Until then, judging by the leaks, it looks more and more like the CIA was engaged in unlawful practices. Not just the morally unlawful practice of waterboarding, which was nevertheless approved from on high, but other forms of torture that had no official sanction. The Washington Post describes the CIA’s treatment of the nephew of Khalid Sheik Mohammed:

At the secret prison, [Ammar al-]Baluchi endured a regime that included being dunked in a tub filled with ice water. CIA interrogators forcibly kept his head under the water while he struggled to breathe and beat him repeatedly, hitting him with a truncheon-like object and smashing his head against a wall, officials said.
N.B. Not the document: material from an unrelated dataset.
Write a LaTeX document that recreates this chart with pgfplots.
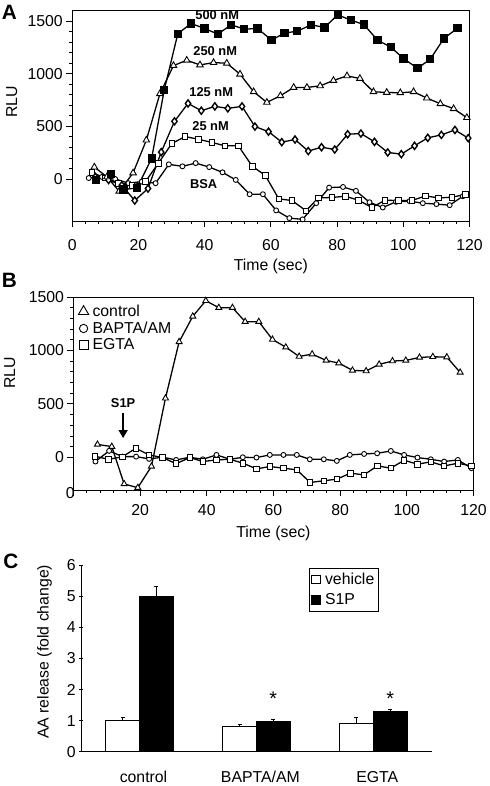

This practice of near drowning and beating has never been authorized as an interrogation procedure. But, according to the Human Rights Watch, other prisoners at the same secret prison received the same treatment. CIA doctors stood by during these abuses, carefully checking the health of the prisoner, but serving the interests of the agency, helping the torturers push the bodies of their prisoners as far as they could go without killing anyone, presumably to avoid paperwork and oversight.

These acts of abuse did not result in useful intelligence. The Congressional report makes it clear that some prisoners were waterboarded after giving up useful data, and, although the brutal treatment produced no new information, the original revelations were used as evidence for the necessity of the technique. According to one of the Washington Post‘s anonymous sources:

“The CIA described [its program] repeatedly both to the Department of Justice and eventually to Congress as getting unique, otherwise unobtainable intelligence that helped disrupt terrorist plots and save thousands of lives,” said one U.S. official briefed on the report. “Was that actually true? The answer is no.”

The CIA might be able to claim it concealed the full scope of its activities from the American people due to national security reasons, but it’s very hard to believe that briefing Congress honestly would give terrorists an edge.

The evidence suggest that the CIA has gone rogue—imprisoning and torturing suspects, misleading their superiors, and trying to hide the evidence. The declassification of Congress’s report can’t come soon enough, so we can assess the damage the agency has done, and decide how to keep it under proper supervision and surveillance.